We will have a meeting today with people from the biggest companies working in these areas. There is a lot of scope for cooperation, all the more so as these companies first arrived on the Russian market almost 100 years ago, sometimes even more than 100 years ago, with their first business proposals. They brought with them what were completely new technology and ideas for the time, incandescent light bulbs, say. The tsarist government bought a lot of light bulbs, and this helped the Dutch businessmen and marked the start of Russia’s electrification. Later, priorities changed, and our society changed too. It was said then that “socialism is Soviet power plus the electrification of the entire country.” But I think the time has come for us to go back to our roots and lay the foundations for full-scale innovative modernisation. We hope that our Dutch colleagues can help us in this work.
Jan Peter Balkenende: Looking at the economic issues before us today, we must not forget that we are faced with a very serious financial and economic crisis right now. We have many issues to discuss – climate change, the future of the WTO and the talks on accession to this organisation, and also energy sector issues.

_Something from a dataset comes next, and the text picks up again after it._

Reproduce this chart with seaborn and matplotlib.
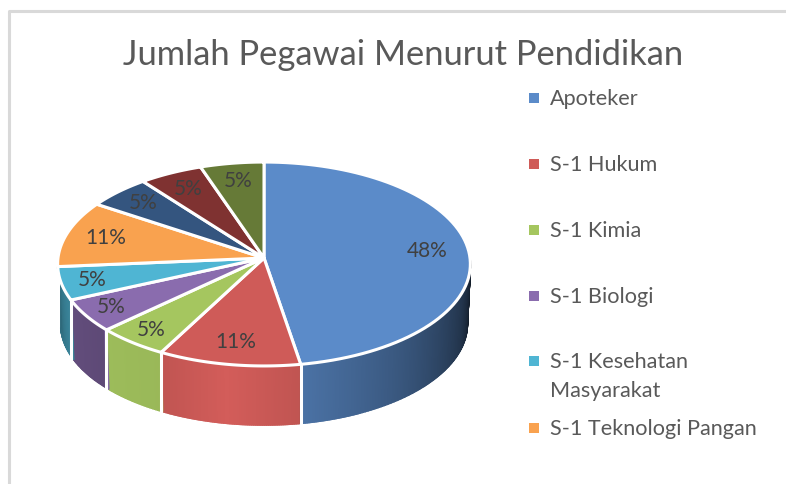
import numpy as np
import matplotlib
matplotlib.use("Agg")
import matplotlib.pyplot as plt
from matplotlib.patches import Polygon
import seaborn as sns

# Data
title = "Jumlah Pegawai Menurut Pendidikan"
legend_names = ["Apoteker", "S-1 Hukum", "S-1 Kimia", "S-1 Biologi",
                "S-1 Kesehatan\nMasyarakat", "S-1 Teknologi Pangan"]
shares = [47.6, 10.6, 5.3, 5.3, 5.3, 10.6, 5.3, 5.3, 5.3]
colors = ["#5b8bc9", "#cf5b58", "#a5c65f", "#8a6cae", "#4fb5d3",
          "#f9a24f", "#34557f", "#7f3231", "#667a37"]
# how far out each label sits
label_r = [0.8, 0.8, 0.86, 0.86, 0.85, 0.8, 0.82, 0.8, 0.8]

sns.set_theme(style="white")
plt.rcParams['font.family'] = ['Lato', 'DejaVu Sans']

fig, ax = plt.subplots(figsize=(7.86, 4.84), dpi=100)
fig.subplots_adjust(0, 0, 1, 1)
ax.set_xlim(0, 786)
ax.set_ylim(484, 0)
ax.axis("off")

# frame of the screenshot
ax.plot([9, 9, 786], [484, 11, 11], color="#d9d9d9", lw=2.2)


# circle -> screen, far side slightly smaller
def project(theta, r=1.0, cy=258, a=206, b=101.6, p=0.0588):
    x = r * np.sin(theta)
    y = r * np.cos(theta)
    w = 1 + p * y
    return 264 + a * x / w, cy - b * y / w


def shade(deg):
    return np.interp(deg, [90, 110, 140, 170, 171, 190, 208, 209, 228, 229, 250, 265],
                     [0.13, 0.38, 0.62, 0.82, 0.93, 1.02, 0.93, 0.93, 0.95, 0.68, 0.72, 0.58])


edges = np.cumsum([0] + shares) / np.sum(shares) * 2 * np.pi

# side wall, thin strips for the shading
for i, color in enumerate(colors):
    start, end = edges[i], edges[i + 1]
    if (start + end) / 2 > 1.5 * np.pi:
        continue
    start = max(start, np.pi / 2)
    steps = np.linspace(start, end, int(np.degrees(end - start) * 2) + 2)
    base = np.array(matplotlib.colors.to_rgb(color))
    for t0, t1 in zip(steps[:-1], steps[1:]):
        t = np.array([t0, t1])
        xt, yt = project(t)
        xb, yb = project(t[::-1], cy=318, a=203, b=100.7)
        c = np.clip(base * shade(np.degrees((t0 + t1) / 2)), 0, 1)
        ax.add_patch(Polygon(np.column_stack([np.r_[xt, xb], np.r_[yt, yb]]),
                             fc=c, ec=c, lw=1.2, zorder=2))
    if end < 1.5 * np.pi:
        xe, ye = project(end)
        ax.plot([xe, xe], [ye, ye + 60], color="white", lw=2.2, zorder=3)

# top face
for i, color in enumerate(colors):
    t = np.linspace(edges[i], edges[i + 1], 80)
    xs, ys = project(t)
    pts = np.column_stack([np.r_[264, xs], np.r_[258, ys]])
    ax.add_patch(Polygon(pts, fc=color, ec="white", lw=2.2, joinstyle="round", zorder=4))

# data labels
for i, share in enumerate(shares):
    lx, ly = project((edges[i] + edges[i + 1]) / 2, r=label_r[i])
    ax.text(lx, ly, f"{share:.0f}%", ha="center", va="center",
            fontsize=15, color="#404040", zorder=5)

ax.text(403, 55, title, ha="center", va="center", fontsize=24.8, color="#595959")

# legend
legend_y = [98, 164, 230, 296, 361, 428]
sns.scatterplot(x=[534] * len(legend_y), y=legend_y, hue=legend_names,
                palette=colors[:len(legend_names)], marker="s", s=62,
                linewidth=0, legend=False, ax=ax, zorder=5, clip_on=False)
for name, y in zip(legend_names, legend_y):
    ax.text(550, y - 9, name, ha="left", va="top", fontsize=15.6,
            color="#595959", linespacing=1.55)

fig.savefig("out.png", dpi=100)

It is important to find solutions to all of these various issues, and this requires us to come up with new strategies and ideas, innovative solutions. It is very important that we talk about new developments and innovations, discuss them. It is important to highlight the link between innovation, entrepreneurship and sustainable development.
I think that Dutch companies have a lot to offer. We are specialists in areas such as water resource management and sustainable development technology. I am sure that we can find partners in Russia, and I am sure that our companies will be of use to each other. The important projects mentioned today are excellent examples of the new opportunities we can create. We need each other. This is not just about energy companies but also about investors and high-tech companies – everything that can help us develop new strategies.
I think the big issue today is really one above all of new strategies, entrepreneurship, sustainable development and innovation. We need to remember that these issues are global issues, and a global power such as Russia has an important play here.
Regarding the [UN Climate Change] Conference in Copenhagen, I hope that Russia will make its contribution because this is a very important event.
Question: Last October, the Russian authorities said that they would report on the results of the investigation into the death of Dutch cameraman Stan Storimans. We have not heard anything. Can we expect to hear some information?
Dmitry Medvedev: What happened to [cameraman] Storimans is a real tragedy of course, and we want above all to express our condolences to his family.
Unfortunately, these events were linked to the aggressive action taken by Georgia. Our position at this point in time is that the blame for what happened lies with the Georgian armed forces, as they are the ones who confirmed use of cluster bombs.
Overall, what we seek today, what we see as our task, is to play our part in ensuring Europe’s security and not allow a repeat of events such as those that took place last August. Those events were the regrettable outcome of the irresponsible and very dangerous policy that Georgia pursued at that time.
As for this particular case, I think the investigation should continue and should be completed, but at the same time, I want to say that our sympathy goes out to Mr Storimans’ family. What happened was a real tragedy, a tragic event that took place during this unfortunate conflict.